Scree plots graphically represent the percentage of variation captured by each PC. Variations are calculated by dividing sum of squared distances by (sample size – 1). The variation can also be represented by Eigenvalues as (sample size – 1) is a constant.
In case of more than 3 features, say X, Y and Z, PC1 is still the best fitting line on dataset. PC2 is the next best fit line through the origin and perpendicular to PC1. PC3 is the best fit line through the origin and is perpendicular to both PC1 and PC2.
To demonstrate how to apply PCA on a dataset, we will be using ‘wine’ data from the app. To load the data, open mlearn, click ‘Data’ tab, select ‘wine’ in ‘load data from app’ under ‘Data Source’ and click ‘Submit Change’. This data can also be loaded from the source and be imported in app using ‘Data’ tab, selecting ‘desktop’ under ‘Data Source’ and identifying the appropriate ‘file type’.
The data originated from chemical analysis of wines grown in the same region in Italy and collected from 3 different cultivars. Analyses revealed the amount of 13 constituents found in each type of wine. Our goal is to transform the constituents into Principal Components to evaluate expressing the data at fewer dimensions and to determine contributing variables of the Principal Components. In addition to dimensionality reduction, this helps identifying the most influential constituents in terms of determining the ‘wine source’ or, in general’, finding the response variable. So, the knowledge can be utilized in Regression or Classification analysis of the data.
To transform data, click ‘PCA’ tab, select all columns except ‘source’ in ‘select columns’ under ‘Variables’, click ‘Submit Change’. This will provide the scree plot (first 10 PCs) under ‘Plot’ and values of PCs.
Scree plot shows about 60% of the variations in dataset can be accounted for by using only first 2 PCs. As we mentioned before, Principal Component plot can be drawn by rotating and making PC1 as vertical axis and PC2 as horizontal axis and projecting data back to the quadrants. To create following plot, select ‘Scatter’ in ‘select plot’, select ‘color variable’ as ‘source’ and ‘point size’ to 7.
To create factor map, select ‘Correlation’ in ‘select plot’, click ‘Submit Change’. This plot shows loading scores of the feature variables as described above.

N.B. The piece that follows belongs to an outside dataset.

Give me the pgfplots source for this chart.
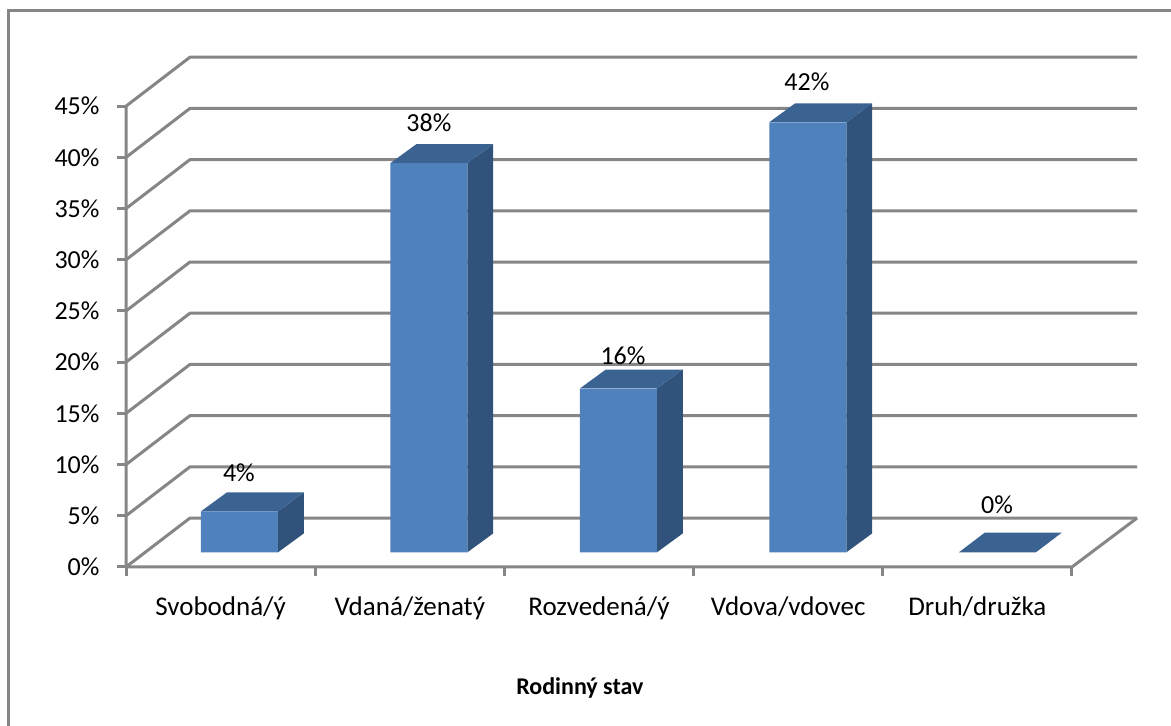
\documentclass[border=0pt]{standalone}
\usepackage{pgfplots}
\pgfplotsset{compat=1.18}
\usepackage{fontspec}
\setmainfont{Carlito}
\definecolor{gridgray}{HTML}{868686}
\definecolor{barfront}{HTML}{4F81BD}
\definecolor{bartop}{HTML}{3B6392}
\definecolor{barside}{HTML}{31527A}
\tikzset{
  wall/.style={gridgray,line width=3pt,line join=round},
  barsideface/.style={draw=none,fill=barside},
  bartopface/.style={draw=none,fill=bartop},
  val/.style={font=\fontsize{26}{30}\selectfont,black},
}
\begin{document}
\begin{tikzpicture}[x=1pt,y=1pt]
\path[use as bounding box] (0,0) rectangle (1171,726);
\fill[white] (0,0) rectangle (1171,726);
\draw[gridgray,line width=3pt] (8,0) -- (8,715) -- (1171,715);
\begin{axis}[
  at={(126pt,159pt)}, anchor=origin,
  scale only axis, width=1011pt, height=510pt,
  xmin=0, xmax=5.344, ymin=0, ymax=49.8,
  clip=false,
  axis line style={draw=none},
  xtick={0,1,2,3,4,5},
  xticklabels={Svobodná/ý,Vdaná/ženatý,Rozvedená/ý,Vdova/vdovec,Druh/družka},
  x tick label as interval,
  ytick={0,5,10,15,20,25,30,35,40,45},
  yticklabels={0\%,5\%,10\%,15\%,20\%,25\%,30\%,35\%,40\%,45\%},
  tick align=outside, tickpos=left,
  major tick length=9pt,
  tick style={gridgray,line width=3pt},
  yticklabel style={font=\fontsize{26}{30}\selectfont,black,xshift=-14pt},
  xticklabel style={font=\fontsize{27}{30}\selectfont,black,yshift=-17pt},
]
% Back wall and side wall rules
\addplot[wall] coordinates {(0,0) (0.338,4.78) (5.344,4.78)};
\addplot[wall] coordinates {(0,5) (0.338,9.78) (5.344,9.78)};
\addplot[wall] coordinates {(0,10) (0.338,14.78) (5.344,14.78)};
\addplot[wall] coordinates {(0,15) (0.338,19.78) (5.344,19.78)};
\addplot[wall] coordinates {(0,20) (0.338,24.78) (5.344,24.78)};
\addplot[wall] coordinates {(0,25) (0.338,29.78) (5.344,29.78)};
\addplot[wall] coordinates {(0,30) (0.338,34.78) (5.344,34.78)};
\addplot[wall] coordinates {(0,35) (0.338,39.78) (5.344,39.78)};
\addplot[wall] coordinates {(0,40) (0.338,44.78) (5.344,44.78)};
\addplot[wall] coordinates {(0,45) (0.338,49.78) (5.344,49.78)};
% Front axis frame and floor edge
\addplot[wall] coordinates {(0,45) (0,0) (5,0) (5.344,4.78)};
% Bar side faces (the base of each bar stands 1.43 units above the front edge)
\addplot[barsideface] coordinates {(0.803,1.43) (0.940,3.28) (0.940,7.28) (0.803,5.43)} -- cycle;
\addplot[barsideface] coordinates {(1.804,1.43) (1.941,3.28) (1.941,41.28) (1.804,39.43)} -- cycle;
\addplot[barsideface] coordinates {(2.806,1.43) (2.943,3.28) (2.943,19.28) (2.806,17.43)} -- cycle;
\addplot[barsideface] coordinates {(3.807,1.43) (3.944,3.28) (3.944,45.28) (3.807,43.43)} -- cycle;
% Bar top faces
\addplot[bartopface] coordinates {(0.396,5.43) (0.803,5.43) (0.940,7.28) (0.533,7.28)} -- cycle;
\addplot[bartopface] coordinates {(1.397,39.43) (1.804,39.43) (1.941,41.28) (1.534,41.28)} -- cycle;
\addplot[bartopface] coordinates {(2.399,17.43) (2.806,17.43) (2.943,19.28) (2.536,19.28)} -- cycle;
\addplot[bartopface] coordinates {(3.400,43.43) (3.807,43.43) (3.944,45.28) (3.537,45.28)} -- cycle;
\addplot[bartopface] coordinates {(4.402,1.43) (4.809,1.43) (4.946,3.35) (4.539,3.35)} -- cycle;
% Bar front faces
\addplot[ybar,bar width=77pt,bar shift=0pt,draw=none,fill=barfront,yshift=14.6pt]
  coordinates {(0.5995,4) (1.6005,38) (2.6025,16) (3.6035,42)};
% Value labels
\node[val] at (axis cs:0.597,9.18) {4\%};
\node[val] at (axis cs:1.601,43.36) {38\%};
\node[val] at (axis cs:2.627,20.6) {16\%};
\node[val] at (axis cs:3.599,47.36) {42\%};
\node[val] at (axis cs:4.604,6.05) {0\%};
% Category axis title
\node[font=\fontsize{24}{28}\selectfont\bfseries,black] at (axis cs:2.399,-11.8) {Rodinný stav};
\end{axis}
\end{tikzpicture}
\end{document}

The squared loading scores are called cos2 or quality of representation, the sum of which for each variable is equal to one. Higher value cos2 means better quality of representation of the variable by the Principal Component. Following plot show cos2 of PC1, here, flavonoids is the best represented by PC1 while ash representation is almost negligible. To plot, select ‘Quality’ in ‘select plot’ and ‘PC1’ in ‘select component’.

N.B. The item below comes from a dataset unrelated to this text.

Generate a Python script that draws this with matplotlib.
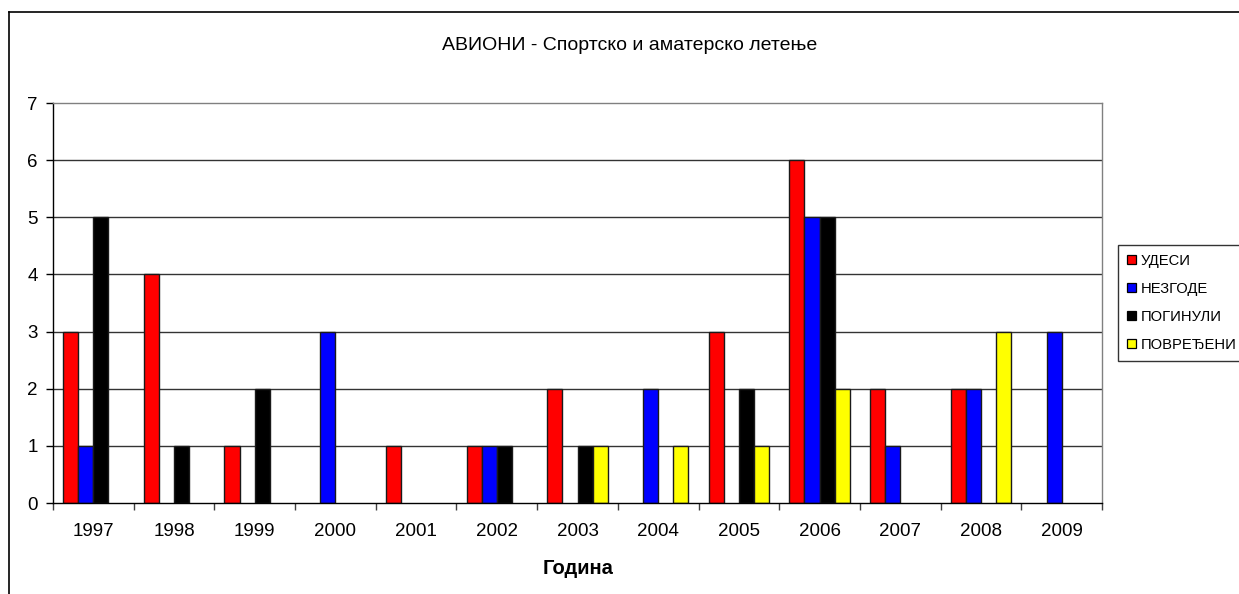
import numpy as np
import matplotlib
matplotlib.use("Agg")
import matplotlib.pyplot as plt
from matplotlib.lines import Line2D
from matplotlib.ticker import FixedLocator, NullFormatter

plt.rcParams['font.family'] = ['Liberation Sans', 'DejaVu Sans']

years = ['1997', '1998', '1999', '2000', '2001', '2002', '2003',
         '2004', '2005', '2006', '2007', '2008', '2009']
udesi = [3, 4, 1, 0, 1, 1, 2, 0, 3, 6, 2, 2, 0]
nezgode = [1, 0, 0, 3, 0, 1, 0, 2, 0, 5, 1, 2, 3]
poginuli = [5, 1, 2, 0, 0, 1, 1, 0, 2, 5, 0, 0, 0]
povredjeni = [0, 0, 0, 0, 0, 0, 1, 1, 1, 2, 0, 3, 0]

series_names = ['УДЕСИ', 'НЕЗГОДЕ', 'ПОГИНУЛИ', 'ПОВРЕЂЕНИ']
series_vals = [udesi, nezgode, poginuli, povredjeni]
colors = ['#ff0000', '#0000ff', '#000000', '#ffff00']

W, H = 1239, 594
fig = plt.figure(figsize=(W / 100, H / 100), dpi=100)

left, right, top, bottom = 53, 1102, 103, 503
ax = fig.add_axes([left / W, 1 - bottom / H, (right - left) / W, (bottom - top) / H])

x = np.arange(len(years))
bw = 0.1875
for i, (name, vals, c) in enumerate(zip(series_names, series_vals, colors)):
    v = np.array(vals, dtype=float)
    pos = x - 1.5 * bw + i * bw
    mask = v > 0
    ax.bar(pos[mask], v[mask], width=bw, color=c, edgecolor='#1a1a1a',
           linewidth=1.0, zorder=3)
    # legend proxy
    ax.bar([np.nan], [np.nan], width=bw, color=c, edgecolor='black',
           linewidth=0.9, label=name)

ax.set_xlim(-0.5, len(years) - 0.5)
ax.set_ylim(0, 7)
ax.set_yticks(range(0, 8))
ax.set_xticks(x)
ax.set_xticklabels(years)
ax.xaxis.set_minor_locator(FixedLocator(np.arange(-0.5, len(years), 1.0)))
ax.xaxis.set_minor_formatter(NullFormatter())
ax.tick_params(axis='x', which='major', length=0, pad=14.5, labelsize=13.5)
ax.tick_params(axis='x', which='minor', length=5, width=1, color='#404040')
ax.tick_params(axis='y', length=5, width=1, labelsize=13.5, pad=6)

for yv in range(1, 7):
    ax.axhline(yv, color='#333333', linewidth=1.0, zorder=1)

ax.spines['left'].set_color('black')
ax.spines['bottom'].set_color('black')
ax.spines['top'].set_color('#808080')
ax.spines['right'].set_color('#808080')
for s in ax.spines.values():
    s.set_linewidth(1.0)
    s.set_zorder(4)

fig.text(578 / W, 1 - 568 / H, 'Година', ha='center', va='center',
         fontsize=14.5, fontweight='bold')
fig.text(630 / W, 1 - 45 / H, 'АВИОНИ - Спортско и аматерско летење',
         ha='center', va='center', fontsize=14)

leg = fig.legend(loc='upper left', bbox_to_anchor=(1118 / W, 1 - 245 / H),
                 frameon=True, fancybox=False, shadow=False, fontsize=10.6,
                 handlelength=0.6, handleheight=0.6, handletextpad=0.35,
                 labelspacing=0.95, borderpad=0.6, borderaxespad=0)
leg.get_frame().set_edgecolor('black')
leg.get_frame().set_linewidth(1.0)

# outer chart frame
fig.add_artist(Line2D([9 / W, 9 / W], [0, 1 - 12 / H], transform=fig.transFigure,
                      color='black', linewidth=1.2))
fig.add_artist(Line2D([9 / W, 1], [1 - 12 / H, 1 - 12 / H], transform=fig.transFigure,
                      color='black', linewidth=1.2))

fig.savefig('out.png', dpi=100)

Variables percentage contributions on PCs can be derived from cos2s. It is calculated for each PC as follows:
(cos2 of a variable) X 100 / (sum of cos2s of all variables for the PC)
Variables that contribute the most to the first PCs i.e. PC1, PC2 etc. are the most important in explaining the data variability. Conversely, variables with least contributions to first PCs can be less relevant to explain variability and may be redundant. Contributions. Plot contributions for PC1 by selecting ‘Contribution’ in ‘select plot’ and ‘PC1’ in ‘select component’.
Finally, data for the PCA ‘Scatter’ plot can be downloaded by clicking ‘Download Data’ below ‘Data PCA’ table.